Enfin, l’idée que la vérité seule peut juger de l’opportunité de la tolérance. Tolérance qui, livrée à elle-même, relève du diable : « c’est un vêtement qui couvre le mépris, avec cette circonstance aggravante que ceux qui le portent se croient vêtus de rayons solaires ! » (p.82). En réalité, à sa paisible, apollinienne et hautaine condescendance, les « tolérés » répondent peut-être par un amour dont notre « compréhension » même n’a pas d’expérience. Seul l’amour de la vérité sait comment et pourquoi supporter la fausseté. Mais la philosophie doit justement y voir pour elle-même un problème, car aimer réellement la vérité suppose de se poser la douloureuse question : « la vérité a-t-elle besoin de moi pour quoi que ce soit ? » (p.89). D’autant qu’il incombe à notre conscience même de la vérité de ne pas aggraver « la douloureuse séparation entre ce qui a de la valeur et ce qui n’en a pas » (p.81) ! Et si tout cela nous désespère, la solution, écrit l’auteur, n’est certes pas le suicide : ce n’est pas nous qu’il s’agit de retirer du monde, mais, bien plus délicatement et prioritairement, notre inutilité en lui ! Et ce retrait a besoin de nous ! « Ne prenez pas de pli ! Vous n’êtes pas un bout de papier, vous êtes un homme ! » conclut impérieusement (p.92) da Silva.

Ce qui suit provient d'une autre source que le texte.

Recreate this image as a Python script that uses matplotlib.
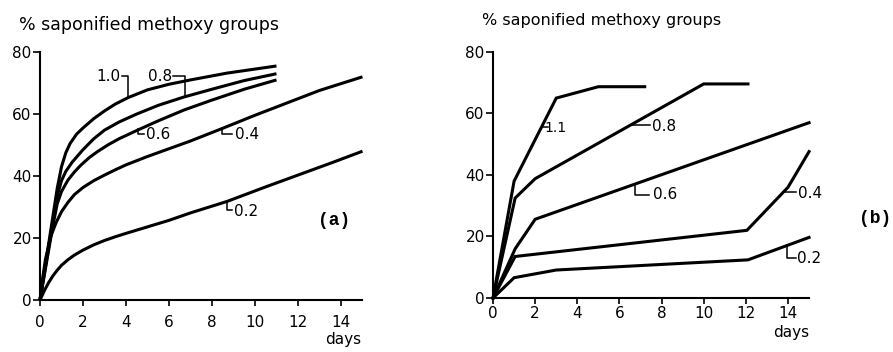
import matplotlib
matplotlib.use("Agg")
import matplotlib.pyplot as plt

# (a) courbes lisses, valeurs lues sur la figure
a_labels = ["1.0", "0.8", "0.6", "0.4", "0.2"]
a_days_10 = [0, 0.2, 0.4, 0.6, 0.8, 1.0, 1.2, 1.4, 1.7, 2.0, 2.5, 3.0, 3.5, 4.1, 5.0, 6.0, 7.0, 8.7, 11.0]
a_vals_10 = [0, 9, 18, 27, 36, 43, 47.5, 50.5, 53.5, 55.5, 58.5, 61, 63.2, 65.3, 67.8, 69.6, 71, 73.2, 75.5]
a_days_08 = [0, 0.2, 0.4, 0.6, 0.8, 1.0, 1.2, 1.5, 2.0, 2.5, 3.0, 3.7, 4.5, 5.5, 6.7, 8.0, 9.5, 11.0]
a_vals_08 = [0, 8.5, 17, 25.5, 33.5, 38.5, 41.5, 44.5, 48.5, 52, 54.8, 57.5, 60, 62.8, 65.5, 68, 70.8, 73]
a_days_06 = [0, 0.2, 0.4, 0.6, 0.8, 1.0, 1.3, 1.6, 1.9, 2.3, 2.7, 3.2, 3.7, 4.6, 5.5, 6.7, 8.0, 9.5, 11.0]
a_vals_06 = [0, 8, 16, 24, 31, 35, 38.7, 41.3, 43.5, 46, 48, 50.2, 52.1, 55, 57.8, 61.3, 64.5, 68, 71]
a_days_04 = [0, 0.1, 0.25, 0.5, 0.75, 1.0, 1.3, 1.6, 2.0, 2.5, 3.0, 3.5, 4.0, 5.0, 6.0, 7.0,
             8.5, 10.0, 11.5, 13.0, 15.0]
a_vals_04 = [0, 6, 13, 20.5, 25, 28.5, 31.5, 34, 36.3, 38.5, 40.3, 42, 43.6, 46.3, 48.8, 51.3,
             55.4, 59.6, 63.6, 67.6, 72]
a_days_02 = [0, 0.2, 0.4, 0.6, 0.8, 1.0, 1.3, 1.6, 2.0, 2.5, 3.0, 3.5, 4.0, 5.0, 6.0, 7.0,
             8.7, 10.5, 12.0, 13.5, 15.0]
a_vals_02 = [0, 3, 5.6, 7.8, 9.6, 11.2, 13, 14.5, 16.1, 17.8, 19.2, 20.4, 21.5, 23.6, 25.7, 28.1,
             31.8, 36.5, 40.3, 44.1, 48]

# (b) segments droits
b_labels = ["1.1", "0.8", "0.6", "0.4", "0.2"]
b_days_11 = [0, 1.0, 3.0, 5.0, 7.2]
b_vals_11 = [0, 38, 65, 68.7, 68.7]
b_days_08 = [0, 1.05, 2.0, 10.0, 12.1]
b_vals_08 = [0, 32.5, 38.8, 69.6, 69.6]
b_days_06 = [0, 1.05, 2.0, 15.0]
b_vals_06 = [0, 16, 25.6, 57]
b_days_04 = [0, 1.05, 12.05, 14.0, 15.0]
b_vals_04 = [0, 13.5, 22, 36, 47.6]
b_days_02 = [0, 1.0, 3.0, 12.1, 15.0]
b_vals_02 = [0, 6.6, 9.1, 12.4, 19.7]

xticks = [0, 2, 4, 6, 8, 10, 12, 14]
yticks = [0, 20, 40, 60, 80]
ylabel = "% saponified methoxy groups"


def prepare_axe(ax, pad_x):
    ax.set_xlim(0, 15)
    ax.set_ylim(0, 80)
    for s in ["top", "right"]:
        ax.spines[s].set_visible(False)
    for s in ["left", "bottom"]:
        ax.spines[s].set_linewidth(1.5)
    ax.set_xticks(xticks)
    ax.set_yticks(yticks)
    ax.tick_params(axis="x", length=4, width=1.2, pad=pad_x, labelsize=11)
    ax.tick_params(axis="y", length=5, width=1.2, pad=1, labelsize=11)


def leader(ax, xs, ys):
    ax.plot(xs, ys, color="black", lw=1.1, clip_on=False)


fig = plt.figure(figsize=(8.93, 3.52), dpi=100)

# ---- panneau (a)
ax1 = fig.add_axes([0.0448, 0.1477, 0.3611, 0.7045])
prepare_axe(ax1, 7)
for d, v in [(a_days_10, a_vals_10), (a_days_08, a_vals_08), (a_days_06, a_vals_06),
             (a_days_04, a_vals_04), (a_days_02, a_vals_02)]:
    ax1.plot(d, v, color="black", lw=2.2, clip_on=False, solid_capstyle="butt")

leader(ax1, [3.8, 4.09, 4.09], [72.2, 72.2, 65.5])
ax1.text(3.2, 72.2, a_labels[0], ha="center", va="center", fontsize=11)
leader(ax1, [6.2, 6.73, 6.73], [72.2, 72.2, 65.5])
ax1.text(5.6, 72.2, a_labels[1], ha="center", va="center", fontsize=11)
leader(ax1, [4.56, 4.56, 4.84], [55.2, 53.5, 53.5])
ax1.text(5.5, 53.3, a_labels[2], ha="center", va="center", fontsize=11)
leader(ax1, [8.45, 8.45, 8.92], [55.4, 53.5, 53.5])
ax1.text(9.65, 53.3, a_labels[3], ha="center", va="center", fontsize=11)
leader(ax1, [8.68, 8.68, 8.92], [31.7, 29.0, 29.0])
ax1.text(9.6, 28.6, a_labels[4], ha="center", va="center", fontsize=11)

ax1.text(13.67, 25.8, "(a)", ha="center", va="center", fontsize=13,
         family="Liberation Mono", weight="bold")
ax1.text(-1.0, 88.7, ylabel, ha="left", va="center", fontsize=12.5, clip_on=False)
ax1.text(14.1, -12.9, "days", ha="center", va="center", fontsize=11, clip_on=False)

# ---- panneau (b)
ax2 = fig.add_axes([0.5521, 0.1534, 0.3539, 0.699])
prepare_axe(ax2, 2)
for d, v in [(b_days_11, b_vals_11), (b_days_08, b_vals_08), (b_days_06, b_vals_06),
             (b_days_04, b_vals_04), (b_days_02, b_vals_02)]:
    ax2.plot(d, v, color="black", lw=2.2, clip_on=False, solid_joinstyle="miter")

leader(ax2, [2.39, 2.63], [55.7, 55.7])
ax2.text(2.95, 55.2, b_labels[0], ha="center", va="center", fontsize=10)
leader(ax2, [6.5, 7.45], [56.4, 56.4])
ax2.text(8.1, 55.9, b_labels[1], ha="center", va="center", fontsize=11)
leader(ax2, [6.74, 6.74, 7.4], [37.0, 33.5, 33.5])
ax2.text(8.15, 33.5, b_labels[2], ha="center", va="center", fontsize=11)
leader(ax2, [13.86, 14.4], [34.5, 34.5])
ax2.text(15.05, 34.1, b_labels[3], ha="center", va="center", fontsize=11)
leader(ax2, [13.94, 13.94, 14.4], [17.1, 13.0, 13.0])
ax2.text(15.0, 12.8, b_labels[4], ha="center", va="center", fontsize=11)

ax2.text(18.15, 26, "(b)", ha="center", va="center", fontsize=13,
         family="Liberation Mono", weight="bold", clip_on=False)
ax2.text(-0.54, 90.1, ylabel, ha="left", va="center", fontsize=11.5, clip_on=False)
ax2.text(14.14, -11.3, "days", ha="center", va="center", fontsize=11, clip_on=False)

fig.savefig("out.png", dpi=100)
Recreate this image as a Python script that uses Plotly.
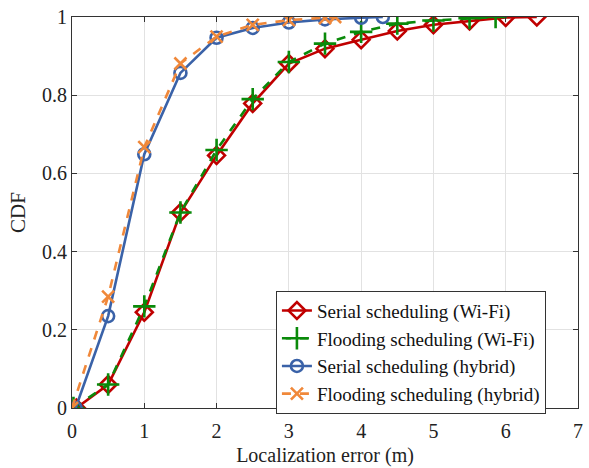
import plotly.graph_objects as go

# Localization error (m) and CDF values per scheduling scheme
serial_wifi_x = [0.06, 0.5, 1.0, 1.5, 2.0, 2.5, 3.0, 3.5, 4.0, 4.5, 5.0, 5.5, 6.0, 6.43]
serial_wifi_y = [0.0, 0.06, 0.245, 0.5, 0.646, 0.779, 0.881, 0.919, 0.942, 0.964, 0.98, 0.99, 0.999, 1.0]

flood_wifi_x = [0.02, 0.5, 1.0, 1.5, 2.0, 2.5, 3.0, 3.5, 4.0, 4.5, 5.0, 5.5, 5.86]
flood_wifi_y = [0.0, 0.06, 0.26, 0.5, 0.66, 0.79, 0.885, 0.932, 0.962, 0.983, 0.991, 0.997, 1.0]

serial_hyb_x = [0.05, 0.5, 1.0, 1.5, 2.0, 2.5, 3.0, 3.5, 4.0, 4.3]
serial_hyb_y = [0.0, 0.235, 0.649, 0.857, 0.947, 0.972, 0.986, 0.994, 0.998, 1.0]

flood_hyb_x = [0.0, 0.5, 1.0, 1.5, 2.0, 2.5, 3.0, 3.5, 3.64]
flood_hyb_y = [0.0, 0.285, 0.667, 0.881, 0.95, 0.98, 0.992, 0.997, 1.0]

x_ticks = [0, 1, 2, 3, 4, 5, 6, 7]
y_ticks = [0, 0.2, 0.4, 0.6, 0.8, 1]
y_tick_text = ["0", "0.2", "0.4", "0.6", "0.8", "1"]

series = [
    ("Serial scheduling (Wi-Fi)", serial_wifi_x, serial_wifi_y, "#c00000", "solid", "diamond-open", 13),
    ("Flooding scheduling (Wi-Fi)", flood_wifi_x, flood_wifi_y, "#0a8a0a", "dash", "cross-thin-open", 16),
    ("Serial scheduling (hybrid)", serial_hyb_x, serial_hyb_y, "#3a62a8", "solid", "circle-open", 12),
    ("Flooding scheduling (hybrid)", flood_hyb_x, flood_hyb_y, "#f0883a", "dash", "x-thin-open", 12),
]

fig = go.Figure()
for name, xs, ys, color, dash, symbol, size in series:
    fig.add_trace(go.Scatter(
        x=xs, y=ys, name=name, mode="lines+markers",
        line=dict(color=color, width=2.6, dash=dash),
        marker=dict(symbol=symbol, size=size, color=color,
                    line=dict(color=color, width=2.6)),
    ))

font_family = "Liberation Serif, Times New Roman, Times, serif"
axis_common = dict(
    showline=True, linecolor="#333333", linewidth=1.2, mirror="allticks",
    ticks="inside", ticklen=5, tickcolor="#333333",
    showgrid=True, gridcolor="#e2e2e2", gridwidth=1, zeroline=False,
    tickfont=dict(family=font_family, size=20, color="#222222"),
)

fig.update_layout(
    width=589, height=468,
    paper_bgcolor="white", plot_bgcolor="white",
    margin=dict(l=72, r=6, t=15, b=60),
    font=dict(family=font_family, color="#222222"),
    xaxis=dict(range=[0, 7], tickvals=x_ticks, ticklabelstandoff=5, **axis_common,
               title=dict(text="Localization error (m)", font=dict(family=font_family, size=20), standoff=6)),
    yaxis=dict(range=[0, 1], tickvals=y_ticks, ticktext=y_tick_text, **axis_common,
               title=dict(text="CDF", font=dict(family=font_family, size=21), standoff=10)),
    legend=dict(
        x=0.403, y=0.30, xanchor="left", yanchor="top",
        bgcolor="white", bordercolor="#333333", borderwidth=1,
        font=dict(family=font_family, size=19, color="#111111"),
        tracegroupgap=0, itemwidth=30,
    ),
)

fig.write_html("out.html")
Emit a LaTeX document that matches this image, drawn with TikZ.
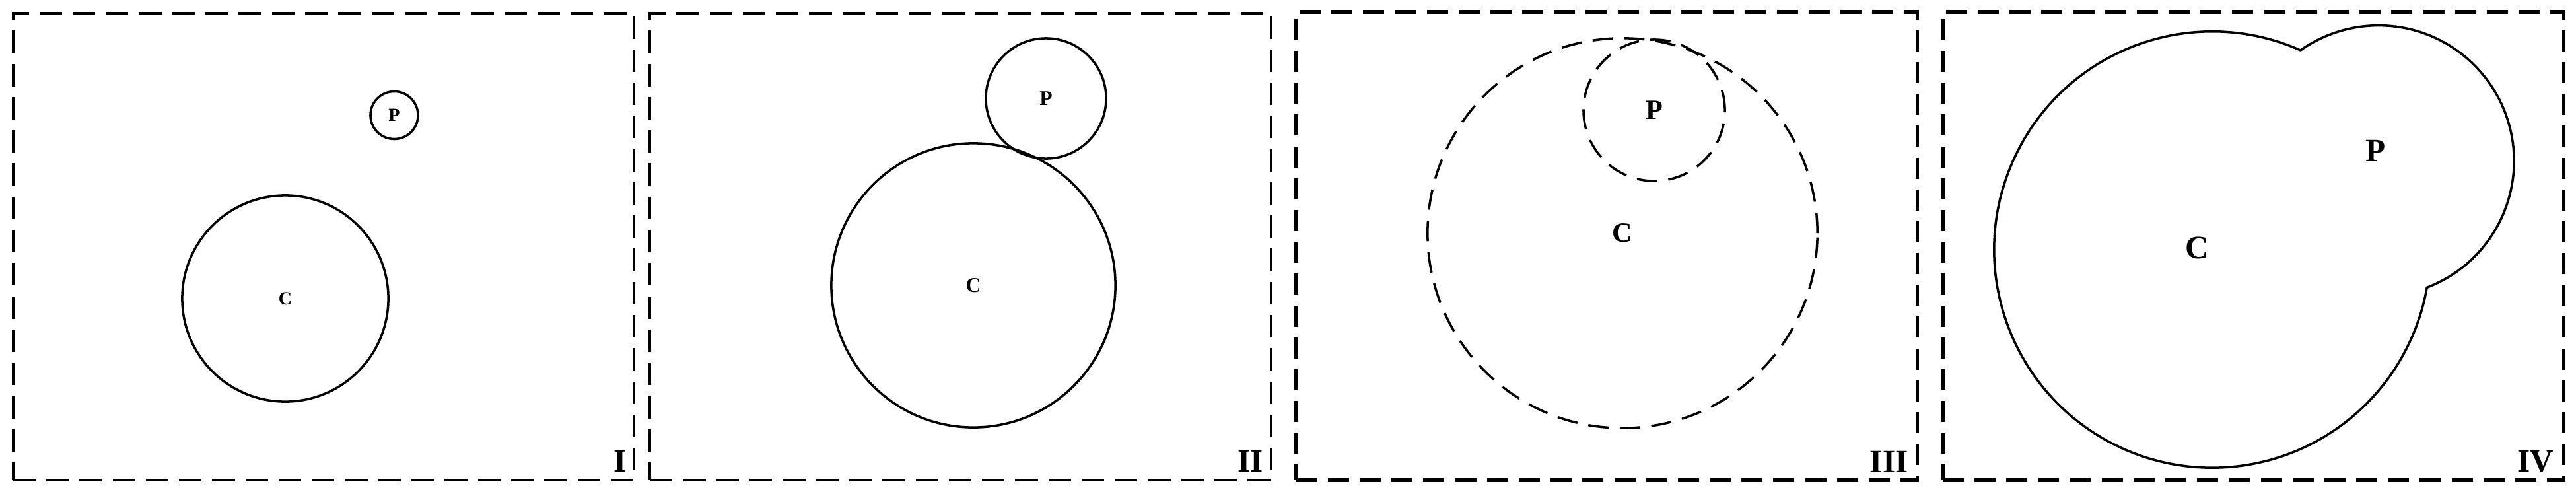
\documentclass[tikz,border=0pt]{standalone}
\usepackage{fontspec}
\setmainfont{Liberation Serif}
\usetikzlibrary{positioning}

\begin{document}
\begin{tikzpicture}[x=0.01cm,y=0.01cm,
    box/.style={draw,line width=1.1pt,dash pattern=on 9.7pt off 4.6pt,
      minimum width=9.4cm,minimum height=7.07cm,inner sep=0pt},
    boldbox/.style={box,line width=1.6pt,dash pattern=on 9.1pt off 4.6pt,minimum height=7.09cm},
    ring/.style={draw,circle,line width=1pt,inner sep=0pt},
    dring/.style={ring,dash pattern=on 8.8pt off 4.8pt},
    tag/.style={font=\fontsize{#1}{#1}\selectfont\bfseries,inner sep=0pt},
    num/.style={font=\fontsize{14}{16}\selectfont\bfseries,inner sep=0pt}]
    \useasboundingbox (0,0) rectangle (3901,750);

    % frames
    \node[box]     (F1) at (490,376.5)  {};
    \node[box]     (F2) at (1454.5,376.5) {};
    \node[boldbox] (F3) at (2433,377.5) {};
    \node[boldbox] (F4) at (3412,377.5) {};
    \node[num] (N1) [above left=0.14cm and 0.13cm of F1.south east] {I};
    \node[num] (N2) [above left=0.14cm and 0.13cm of F2.south east] {II};
    \node[num] (N3) [above left=0.14cm and 0.16cm of F3.south east] {III};
    \node[num] (N4) [above left=0.14cm and 0.17cm of F4.south east] {IV};

    % I: apart
    \node[ring,minimum size=0.72cm,tag=8] (P1) at (597,575.5) {P};
    \node[ring,minimum size=3.12cm,tag=8] (C1) at (432,298)   {C};

    % II: touching
    \node[ring,minimum size=4.30cm,tag=9] (C2) at (1474,318) {C};
    \node[ring,minimum size=1.82cm,tag=9] (P2) at (1584,601) {P};

    % III: inside
    \node[dring,minimum size=5.90cm,tag=12] (C3) at (2457,397) {C};
    \node[dring,minimum size=2.14cm,tag=12] (P3) at (2505,583) {P};

    % IV: merged
    \coordinate (C4) at (3350,372);
    \coordinate (P4) at (3602,506);
    \draw[line width=1pt] (C4) ++(66.04:3.30cm)
      arc[start angle=66.04,end angle=350,radius=3.30cm]
      arc[start angle=-69.1,end angle=125.2,radius=2.05cm] -- cycle;
    \node[tag=14] (LC4) at (3327,375) {C};
    \node[tag=14] (LP4) at (3597,522) {P};
\end{tikzpicture}
\end{document}
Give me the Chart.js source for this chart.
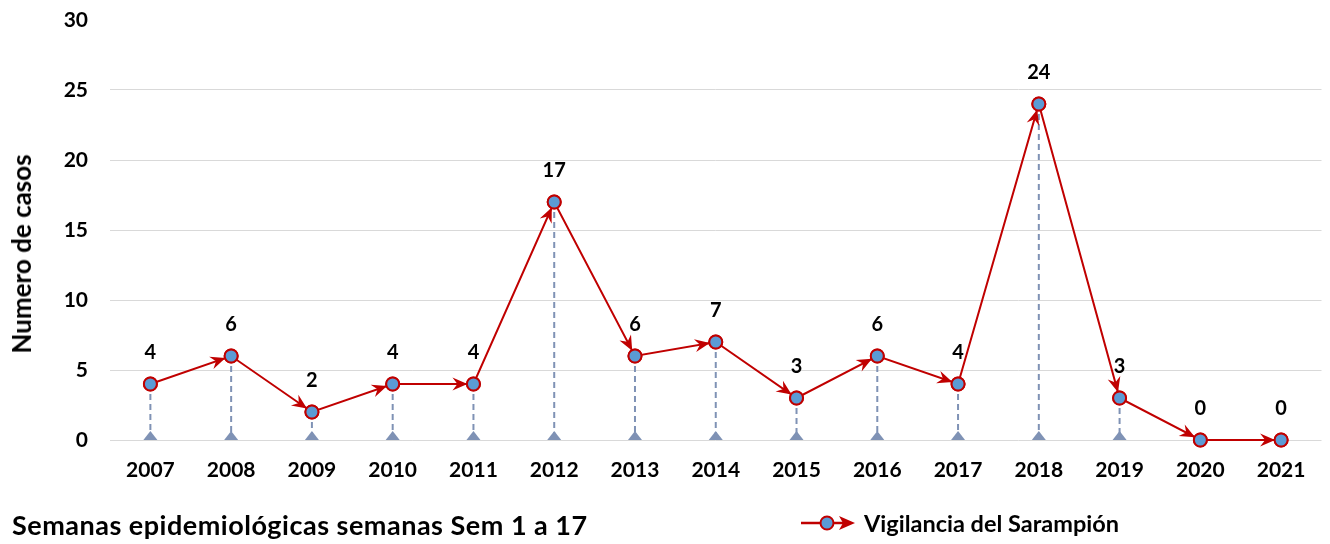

Ajoutons que les sept lettres sont brièvement suivies de « trois poèmes en prose » tout aussi fantaisistement attribués à l’épistolier Navarro, et dont celui-ci se moque un peu complaisamment (s’il les fait lire, pourquoi prétendre les mal juger ? si l’élève se ridiculise de les admirer, comment l’en redresser ?) dans la lettre V. L’intérêt de ces trois « poèmes » est pourtant grand, et on lira avec émotion cette sorte de supplément d’âme qui fait mine de se gausser d’elle-même. Dans le premier : l’ange félicite, au matin, Jacob, d’avoir su lutter toute la nuit avec… « ce qui n’existait pas » ! Dans le deuxième (« Dans les airs, j’ai oscillé »), est chantée la double déception de l’aube (car le soleil n’y surgit pas de nous !) et du crépuscule (car la nuit n’y provient pas d’elle-même !). Dans le dernier (« La harpe éolienne »), admirable et difficile, une vie pensante passe son (bref) temps à se servir des représentations du monde, mais la vie conserve seule sa secrète mémoire d’un monde d’avant le temps ! Et le monde vient, se vengeant de notre astuce vitale de le penser, trouver un jour ou l’autre (et faire condamner) la faiblesse (p.119) qui présuma de cette force même !
La conclusion de la dernière lettre résume l’humoristique cruauté (!) de ce livre sans égal et sans pitié : « J’ajoute… un certain regret d’avoir donné des conseils de force et de grandeur à quelqu’un qui était petit et faible. Mais je ne crois pas avoir perdu mon temps : si mes conseils ne vous ont servi à rien, ils m’ont été utiles – car j’en ai bien besoin, et nul ne m’en donne » (p.104). Quoi qu’il en soit, la belle richesse de ce petit livre (dont on a dû taire ici d’autres passionnants aspects) résulte avant tout, pour nous, du remarquable travail de traducteur et de préfacier de Laurent Cantagrel – qui fait découvrir ici un chef-d’œuvre de la pensée portugaise du milieu de XXème siècle (Pessoa, comme revu par Borges, Rilke et Caillois ensemble, quoi de plus intrigant ?).
Marc Wetzel
Agostinho da Silva (1906-1994), poète et philosophe portugais, a passé une grande partie de sa vie au Brésil, suite à son opposition au régime Salazar (il y enseignait simultanément l’entomologie et la philosophie !). Un végétarien intrépide, un Zarathoustra se moquant gentiment de lui-même, un bourreau de travail caché derrière un anodin dilettante. Ces Lettres, sont, semble-t-il, la première traduction française de son œuvre.